Il est possible par manipulations hormonales ou génétiques prénatales d’inverser le sexe d’un individu. Ces manipulations sont impossibles chez l’Homme pour des raisons éthiques évidentes mais la recherche clinique et épidémiologique montre que les mêmes mécanismes y restent actifs. Je résume les études qui soutiennent cette idée dans un livre paru récemment, Quand le cerveau devient masculin (Balthazart 2019). A titre d’exemple, les petites filles exposées à des taux anormalement élévés de testostérone in utero montrent une préférence pour les jeux et activités masculines même si elles sont élévées en tant que filles. De même, l’orientation sexuelle est fortement influencée par des facteurs hormonaux, génétiques et épigénétiques prénataux alors qu’aucune donnée scientifique ne soutient le rôle d’un aspect quelconque de l’éducation (Balthazart 2010).

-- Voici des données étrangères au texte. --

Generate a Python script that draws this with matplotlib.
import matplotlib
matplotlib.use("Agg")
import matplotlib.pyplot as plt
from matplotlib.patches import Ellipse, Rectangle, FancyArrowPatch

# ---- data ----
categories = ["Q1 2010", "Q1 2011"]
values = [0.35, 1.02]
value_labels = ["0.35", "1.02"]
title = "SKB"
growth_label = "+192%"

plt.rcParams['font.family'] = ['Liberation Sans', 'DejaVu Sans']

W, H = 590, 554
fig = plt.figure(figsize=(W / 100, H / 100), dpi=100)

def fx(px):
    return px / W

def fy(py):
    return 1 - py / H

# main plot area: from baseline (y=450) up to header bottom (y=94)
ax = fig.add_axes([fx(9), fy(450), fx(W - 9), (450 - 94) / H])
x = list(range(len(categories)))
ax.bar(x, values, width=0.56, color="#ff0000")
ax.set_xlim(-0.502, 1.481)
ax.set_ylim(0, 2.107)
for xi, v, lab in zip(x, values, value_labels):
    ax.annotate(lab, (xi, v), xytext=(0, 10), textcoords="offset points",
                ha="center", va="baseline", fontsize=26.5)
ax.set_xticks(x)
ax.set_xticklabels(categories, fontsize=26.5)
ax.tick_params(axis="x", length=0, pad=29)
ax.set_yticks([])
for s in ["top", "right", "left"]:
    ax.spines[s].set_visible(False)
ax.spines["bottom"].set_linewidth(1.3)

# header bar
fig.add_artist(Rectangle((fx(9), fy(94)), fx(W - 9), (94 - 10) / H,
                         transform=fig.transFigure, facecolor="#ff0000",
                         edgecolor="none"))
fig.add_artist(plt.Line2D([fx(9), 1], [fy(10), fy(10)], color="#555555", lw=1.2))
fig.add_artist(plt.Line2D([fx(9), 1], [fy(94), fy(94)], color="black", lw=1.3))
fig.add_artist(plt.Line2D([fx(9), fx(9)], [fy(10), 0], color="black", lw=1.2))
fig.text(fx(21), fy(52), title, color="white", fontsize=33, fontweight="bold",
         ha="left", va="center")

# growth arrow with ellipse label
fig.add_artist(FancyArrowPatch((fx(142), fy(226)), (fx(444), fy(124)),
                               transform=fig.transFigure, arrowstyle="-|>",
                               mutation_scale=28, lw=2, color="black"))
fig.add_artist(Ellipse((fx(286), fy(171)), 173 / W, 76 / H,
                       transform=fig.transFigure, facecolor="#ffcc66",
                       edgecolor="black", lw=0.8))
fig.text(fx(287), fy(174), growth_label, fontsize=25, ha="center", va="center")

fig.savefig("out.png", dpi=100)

La thèse de Simone de Beauvoir est donc partiellement correcte mais elle ignore complètement la dimension biologique de la féminité.

Références

Balthazart J, Biologie de l’homosexualité. On naît homosexuel, on ne choisit pas de l’être. Mardaga, Wavre Belgique, 2010, pp 299. Balthazart J, Biologie de l’homosexualité. On naît homosexuel, on ne choisit pas de l’être. Mardaga, Wavre Belgique, 2010, pp 299.

 

 

Balthazart J, Quand le cerveau devient masculin, Humensciences, Humensis, 2019, Paris pp 256. Balthazart J, Quand le cerveau devient masculin, Humensciences, Humensis, 2019, Paris pp 256.